Chris Miskel remembers growing up with a sister diagnosed with diabetes and watching her get a shot with every meal of insulin, which his family kept in the refrigerator.
Miskel, 44, has since embarked on a career to help patients get the access they need to health care, and now is the chief executive officer of Versiti Inc., the Milwaukee-based company that’s rebranding Heartland Blood Centers, including the one at 2428 Sycamore Road in DeKalb. Now known as the Versiti Blood Center of Illinois, the 13 locations will continue to take in those willing to donate blood, and in turn save lives through Versiti’s mission of discovery, diagnosis and treatment.
“To me, health care is very real,” Miskel said. “I grew up with a sister who has Type 1 diabetes. She was seven years older than me and I almost didn’t get to meet her because she went into a diabetic coma when she was 7.”
Miskel’s been in the health care field for more than 20 years. He grew up in Indiana, graduated form Butler University and began working 7 miles from campus for a company that produced insulin.

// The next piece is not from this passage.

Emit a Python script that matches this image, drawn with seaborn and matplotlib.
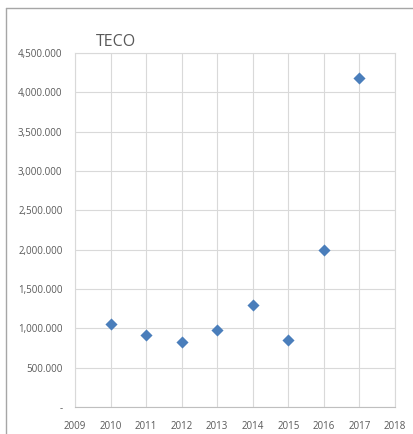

“Versiti came later in my career,” Miskel said. “Once I got to know more about it, it really touched me how we’re impacting and saving these lives every single day.”
Versiti’s 13 locations in Illinois, formerly Heartland Blood Centers, serve more than 70 hospitals in the state, which annually collect 150,000 blood product donations, Miskel said.
Illinois is one of five Midwest region states that are getting the re-brand treatment, along with Indiana, Michigan, Ohio and Wisconsin.
Miskel said the re-branding also allows the blood centers to expand their network of product so they can serve more patients.
Versiti centers also genotype their donors, meaning they document the DNA sequencing of each donor’s blood in the event a donation that should match, such as two of the same type, doesn’t seem to work in a transfusion.
“There could be a patient with sickle cell disease in northern Illinois, and they need a very rare match,” Miskel said. “We’ve invested in genotyping our donors. So if we’re treating a patient and their body is attacking blood they think should match, we can go to the genotype library, find a special unit and send is across the bi-state region.”
Those wishing to donate must be at least 17 years old. The process for whole blood donations usually takes about an hour, Miskel said, although the blood collection itself is about 10 minutes. The donation process includes registration, a brief medical screening, blood collection and refreshments.
For those wishing to donate platelets, the process can take two hours. Platelets are blood cells that help the blood form clots, and are vital for patients battling cancer, receiving organ or bone marrow transplants, are victims of traumatic injuries and undergoing open-heart surgery.
Platelets can be stored for only five days, Miskel said, so the need for donations is significantly higher than blood alone.
During what’s called apheresis collection, blood is taken from a donor’s arm and then run through a centrifuge to separate the platelet cells. The blood is then returned to the donor.
He said it’s important for people to know the “why” of donating, and educate donors on the importance of blood.
“One in three people will need blood over the course of their lifetime,” Miskel said. “Our donors are lifelines to what we do so we treat them as heroes.”